For the British Mount Abu was their favorite summer destination. For them it was a welcome respite from the dusty and dry heat of India. it also served as a sanatorium for the British troops. Even today the small huts and cottages in Mount Abu stand testimony to this fact. According to legends Mount Abu was the abode to several saints and sages.
It is a popular belief that all the gods and goddesses of Hindu pantheon used to visit this sacred mountain. It was also the place where the Hindu hermit Vashishth resided and performed yagna to form four Agniukula or four clans of fire. It was done to protect the earth from demons. It was performed at the site of the present Gaumukh temple.

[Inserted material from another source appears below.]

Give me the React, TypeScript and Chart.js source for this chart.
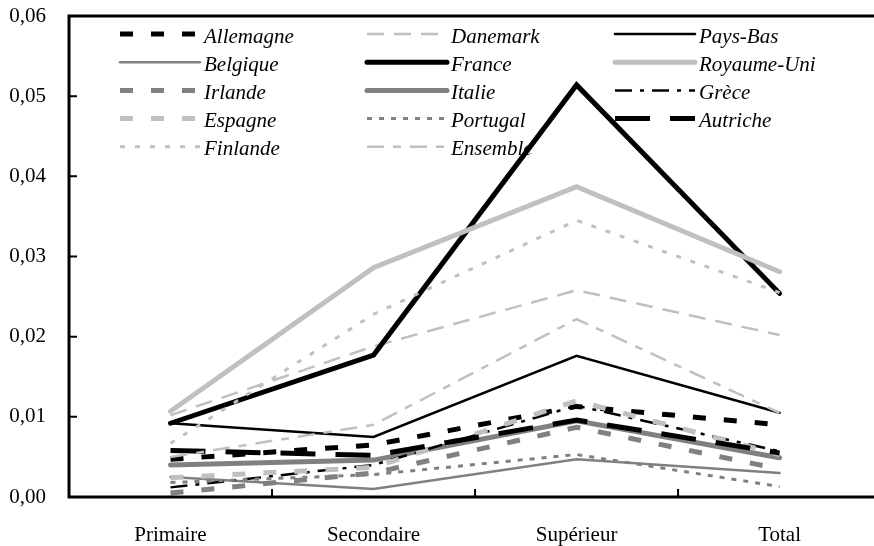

Another legend related to sage Vashishth's cow is also popular in the hills of Mount Abu. The cow named Nandini was trapped in a deep gorge and could not come out of it. The hermit appealed for help to Lord Shiva. Goddess Saraswati was sent by the lord for help. The goddess in the form of stream flooded the gorge and this enabled the cow to float to the surface. Taking a cue from such an incident Vashishth muni asked his son Himalaya to fill the gorge permanently so that such unpleasant incidents are not repeated.
This task was completed by Himalaya with the help of Arbud, the mighty snake. From then on the place came to be known as Mount Arbud. In the later years the name was changed to Mount Abu.
Besides the Hindus Mount Abu is also important historically for the Jains. According to Jain scriptures Lord Mahavira had visited the city. As a result a number of Jain temples are to be found here.